### Source data
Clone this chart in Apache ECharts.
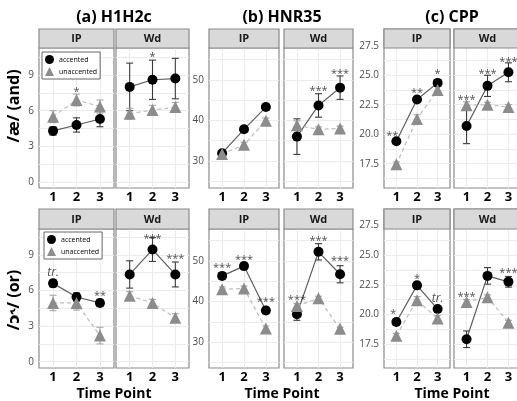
<!DOCTYPE html>
<html>
<head>
<meta charset="utf-8">
<script src="https://cdn.jsdelivr.net/npm/echarts@6/dist/echarts.min.js"></script>
<style>
html, body { margin: 0; padding: 0; background: #fff; }
#chart { width: 517px; height: 401px; }
</style>
</head>
<body>
<div id="chart"></div>
<script>
const timePoints = [1, 2, 3]

// each entry: [mean, error bar half-width]
// /æ/ (and)
const andH1IP_acc = [[4.3, 0.35], [4.8, 0.6], [5.3, 0.65]]
const andH1IP_un = [[5.5, 0.5], [6.9, 0.5], [6.35, 0.55]]
const andH1Wd_acc = [[8.0, 2.0], [8.6, 1.65], [8.7, 1.7]]
const andH1Wd_un = [[5.75, 0.45], [6.05, 0.4], [6.3, 0.4]]
const andHnrIP_acc = [[31.9, 0.6], [37.8, 0.7], [43.3, 0.8]]
const andHnrIP_un = [[31.7, 0.6], [34.0, 0.6], [39.9, 0.7]]
const andHnrWd_acc = [[36.0, 4.4], [43.7, 2.9], [48.1, 2.9]]
const andHnrWd_un = [[38.8, 1.1], [37.8, 0.6], [38.0, 0.6]]
const andCppIP_acc = [[19.4, 0.2], [22.95, 0.25], [24.35, 0.25]]
const andCppIP_un = [[17.45, 0.2], [21.3, 0.35], [23.75, 0.35]]
const andCppWd_acc = [[20.7, 1.5], [24.1, 0.9], [25.25, 0.8]]
const andCppWd_un = [[22.45, 0.3], [22.5, 0.2], [22.3, 0.2]]
// /ɔ˞/ (or)
const orH1IP_acc = [[6.6, 0.3], [5.45, 0.35], [4.95, 0.3]]
const orH1IP_un = [[4.95, 0.65], [4.95, 0.6], [2.2, 0.7]]
const orH1Wd_acc = [[7.35, 1.15], [9.45, 1.0], [7.35, 1.05]]
const orH1Wd_un = [[5.55, 0.35], [4.95, 0.3], [3.7, 0.35]]
const orHnrIP_acc = [[46.3, 0.8], [48.7, 0.8], [37.8, 0.8]]
const orHnrIP_un = [[43.0, 0.6], [43.2, 0.6], [33.4, 0.6]]
const orHnrWd_acc = [[36.9, 1.5], [52.2, 2.0], [46.7, 2.1]]
const orHnrWd_un = [[38.9, 0.6], [40.8, 0.5], [33.3, 0.4]]
const orCppIP_acc = [[19.35, 0.25], [22.45, 0.2], [20.45, 0.25]]
const orCppIP_un = [[18.2, 0.2], [21.2, 0.3], [19.65, 0.25]]
const orCppWd_acc = [[17.9, 0.7], [23.25, 0.7], [22.75, 0.45]]
const orCppWd_un = [[21.05, 0.2], [21.45, 0.2], [19.3, 0.2]]

// significance marks: [time point, y, text]
const andH1IP_sig = [[2, 7.87, '*']]
const andH1Wd_sig = [[2, 10.8, '*']]
const andHnrIP_sig = []
const andHnrWd_sig = [[2, 48.0, '***'], [3, 52.3, '***']]
const andCppIP_sig = [[0.8, 20.14, '**'], [2, 23.8, '**'], [3, 25.37, '*']]
const andCppWd_sig = [[1, 23.16, '***'], [2, 25.37, '***'], [3, 26.4, '***']]
const orH1IP_sig = [[1, 7.53, 'tr.'], [3, 5.76, '**']]
const orH1Wd_sig = [[2, 10.6, '***'], [3, 8.9, '***']]
const orHnrIP_sig = [[1, 48.9, '***'], [2, 50.9, '***'], [3, 40.6, '***']]
const orHnrWd_sig = [[1, 41.2, '***'], [2, 55.6, '***'], [3, 50.6, '***']]
const orCppIP_sig = [[0.85, 20.28, '*'], [2, 23.23, '*'], [3, 21.3, 'tr.']]
const orCppWd_sig = [[1, 21.7, '***'], [3, 23.73, '***']]

// y tick labels and grid lines (major + minor)
const h1Ticks = [0, 3, 6, 9]
const h1Grid = [0, 1.5, 3, 4.5, 6, 7.5, 9, 10.5]
const hnrTicks = [30, 40, 50]
const hnrGrid = [25, 30, 35, 40, 45, 50, 55]
const cppTicks = [17.5, 20, 22.5, 25, 27.5]
const cppGrid = [16.25, 17.5, 18.75, 20, 21.25, 22.5, 23.75, 25, 26.25, 27.5, 28.75]

const titles = ['(a) H1H2c', '(b) HNR35', '(c) CPP']
const rowTitles = ['/æ/ (and)', '/ɔ˞/ (or)']
const contexts = ['IP', 'Wd']

// layout
const rowLayout = [
    { strip: 29, top: 48, bottom: 188 },
    { strip: 209, top: 229, bottom: 368 }
]
const colLayout = [[39, 114, 116, 189], [209, 279, 284, 353], [384, 450, 454, 521]]
const yRanges = [
    [[-0.5, 11.27], [-0.53, 11.18]],
    [[23.3, 57.9], [23.7, 57.8]],
    [[15.44, 28.92], [15.47, 28.9]]
]
const yAxisSets = [[h1Ticks, h1Grid], [hnrTicks, hnrGrid], [cppTicks, cppGrid]]

const panels = [
    [0, 0, 0, andH1IP_acc, andH1IP_un, andH1IP_sig],
    [0, 0, 1, andH1Wd_acc, andH1Wd_un, andH1Wd_sig],
    [0, 1, 0, andHnrIP_acc, andHnrIP_un, andHnrIP_sig],
    [0, 1, 1, andHnrWd_acc, andHnrWd_un, andHnrWd_sig],
    [0, 2, 0, andCppIP_acc, andCppIP_un, andCppIP_sig],
    [0, 2, 1, andCppWd_acc, andCppWd_un, andCppWd_sig],
    [1, 0, 0, orH1IP_acc, orH1IP_un, orH1IP_sig],
    [1, 0, 1, orH1Wd_acc, orH1Wd_un, orH1Wd_sig],
    [1, 1, 0, orHnrIP_acc, orHnrIP_un, orHnrIP_sig],
    [1, 1, 1, orHnrWd_acc, orHnrWd_un, orHnrWd_sig],
    [1, 2, 0, orCppIP_acc, orCppIP_un, orCppIP_sig],
    [1, 2, 1, orCppWd_acc, orCppWd_un, orCppWd_sig]
]

const FONT = '"Open Sans", "DejaVu Sans", sans-serif'

function renderErr(params, api) {
    const x = api.value(0), m = api.value(1), e = api.value(2)
    const top = api.coord([x, m + e])
    const bot = api.coord([x, m - e])
    const w = 3.5
    const style = { stroke: api.visual('color'), lineWidth: 1.1, fill: null }
    return {
        type: 'group',
        children: [
            { type: 'line', shape: { x1: top[0], y1: top[1], x2: bot[0], y2: bot[1] }, style: style },
            { type: 'line', shape: { x1: top[0] - w, y1: top[1], x2: top[0] + w, y2: top[1] }, style: style },
            { type: 'line', shape: { x1: bot[0] - w, y1: bot[1], x2: bot[0] + w, y2: bot[1] }, style: style }
        ]
    }
}

const grids = [], xAxes = [], yAxes = [], series = [], graphics = []

panels.forEach((p, i) => {
    const [row, col, ctx, acc, un, sig] = p
    const R = rowLayout[row], C = colLayout[col]
    const left = ctx === 0 ? C[0] : C[2]
    const right = ctx === 0 ? C[1] : C[3]
    const gridTop = col === 2 ? R.strip : R.top
    const yr = yRanges[col][row]
    const [ticks, gridVals] = yAxisSets[col]

    grids.push({
        left: left, top: gridTop, width: right - left, height: R.bottom - gridTop,
        show: true, backgroundColor: '#fff', borderColor: '#8a8a8a', borderWidth: 1.2,
        containLabel: false, outerBoundsMode: 'none'
    })
    xAxes.push({
        type: 'value', gridIndex: i, min: 0.4, max: 3.6,
        axisLine: { show: false },
        axisTick: { show: false, customValues: timePoints },
        axisLabel: { customValues: timePoints, margin: 3, color: '#000', fontWeight: 'bold', fontSize: 13, fontFamily: FONT },
        splitLine: { show: true, lineStyle: { color: '#ebebeb', width: 1 } }
    })
    yAxes.push({
        type: 'value', gridIndex: i, min: yr[0], max: yr[1],
        axisLine: { show: false },
        axisTick: { show: false, customValues: gridVals },
        axisLabel: {
            show: ctx === 0, customValues: ticks, margin: 5, color: '#4d4d4d', fontSize: 10, fontFamily: FONT,
            formatter: v => col === 2 ? v.toFixed(1) : String(v)
        },
        splitLine: { show: true, lineStyle: { color: '#ebebeb', width: 1 } }
    })

    series.push({
        type: 'custom', name: 'accented-err', xAxisIndex: i, yAxisIndex: i, renderItem: renderErr,
        itemStyle: { color: '#3a3a3a' }, silent: true, z: 2,
        data: acc.map((d, k) => [timePoints[k], d[0], d[1]])
    })
    series.push({
        type: 'custom', name: 'unaccented-err', xAxisIndex: i, yAxisIndex: i, renderItem: renderErr,
        itemStyle: { color: '#a6a6a6' }, silent: true, z: 2,
        data: un.map((d, k) => [timePoints[k], d[0], d[1]])
    })
    series.push({
        type: 'line', name: 'accented', xAxisIndex: i, yAxisIndex: i, z: 3,
        symbol: 'circle', symbolSize: 10,
        itemStyle: { color: '#000' },
        lineStyle: { color: '#5e5e5e', width: 1.2 },
        data: acc.map((d, k) => [timePoints[k], d[0]])
    })
    series.push({
        type: 'line', name: 'unaccented', xAxisIndex: i, yAxisIndex: i, z: 3,
        symbol: 'triangle', symbolSize: 12,
        itemStyle: { color: '#8c8c8c' },
        lineStyle: { color: '#bdbdbd', width: 1.2, type: [4, 3] },
        data: un.map((d, k) => [timePoints[k], d[0]])
    })
    series.push({
        type: 'scatter', name: 'sig', xAxisIndex: i, yAxisIndex: i, z: 4, silent: true,
        symbolSize: 1, itemStyle: { color: 'rgba(0,0,0,0)' },
        data: sig.map(s => ({
            value: [s[0], s[1]],
            label: {
                show: true, position: 'inside', formatter: s[2], color: '#262626',
                fontFamily: FONT,
                fontSize: s[2] === 'tr.' ? 12 : 11,
                fontStyle: s[2] === 'tr.' ? 'italic' : 'normal',
                offset: s[2] === 'tr.' ? [0, 0] : [0, 3]
            }
        }))
    })

    // facet strip
    graphics.push({
        type: 'rect', z: 100,
        shape: { x: left, y: R.strip, width: right - left, height: R.top - R.strip },
        style: { fill: '#d9d9d9', stroke: '#8a8a8a', lineWidth: 1.2 }
    })
    graphics.push({
        type: 'text', z: 101, x: (left + right) / 2, y: (R.strip + R.top) / 2 + 0.5,
        style: {
            text: contexts[ctx], font: 'bold 11px ' + FONT, fill: '#1a1a1a',
            textAlign: 'center', textVerticalAlign: 'middle', align: 'center', verticalAlign: 'middle'
        }
    })
})

// column titles and x axis titles
const colCenters = [114, 282, 452]
titles.forEach((t, c) => {
    graphics.push({
        type: 'text', z: 101, x: colCenters[c], y: 17,
        style: { text: t, font: 'bold 16px ' + FONT, fill: '#000', textAlign: 'center', textVerticalAlign: 'middle', align: 'center', verticalAlign: 'middle' }
    })
    graphics.push({
        type: 'text', z: 101, x: colCenters[c], y: 394,
        style: { text: 'Time Point', font: 'bold 14px ' + FONT, fill: '#000', textAlign: 'center', textVerticalAlign: 'middle', align: 'center', verticalAlign: 'middle' }
    })
})
// row titles (y axis)
const rowCenters = [106, 300]
rowTitles.forEach((t, r) => {
    graphics.push({
        type: 'text', z: 101, x: 14, y: rowCenters[r], rotation: Math.PI / 2,
        style: { text: t, font: 'bold 16px ' + FONT, fill: '#000', textAlign: 'center', textVerticalAlign: 'middle', align: 'center', verticalAlign: 'middle' }
    })
})

const legendData = [{ name: 'accented', icon: 'circle' }, { name: 'unaccented', icon: 'triangle' }]
const legendBase = {
    data: legendData, orient: 'vertical', z: 50,
    itemWidth: 9, itemHeight: 9, itemGap: 3, padding: [3, 3],
    borderColor: '#666', borderWidth: 1, backgroundColor: '#fff',
    textStyle: { fontSize: 7, color: '#000', fontFamily: FONT }, selectedMode: false
}

const option = {
    animation: false,
    backgroundColor: '#fff',
    legend: [
        Object.assign({}, legendBase, { left: 42, top: 52 }),
        Object.assign({}, legendBase, { left: 44, top: 232 })
    ],
    grid: grids,
    xAxis: xAxes,
    yAxis: yAxes,
    series: series,
    graphic: { elements: graphics }
}

const myChart = echarts.init(document.getElementById('chart'), null, { renderer: 'canvas' })
myChart.setOption(option)
window.addEventListener('resize', myChart.resize)
</script>
</body>
</html>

### Task description
Restate exactly, please, only the lines between the start of the data and the line containing "const timePoints = [1, 2, 3]", both ends included, skipping the pictures.

### The solution
Clone this chart in Apache ECharts.
<!DOCTYPE html>
<html>
<head>
<meta charset="utf-8">
<script src="https://cdn.jsdelivr.net/npm/echarts@6/dist/echarts.min.js"></script>
<style>
html, body { margin: 0; padding: 0; background: #fff; }
#chart { width: 517px; height: 401px; }
</style>
</head>
<body>
<div id="chart"></div>
<script>
const timePoints = [1, 2, 3]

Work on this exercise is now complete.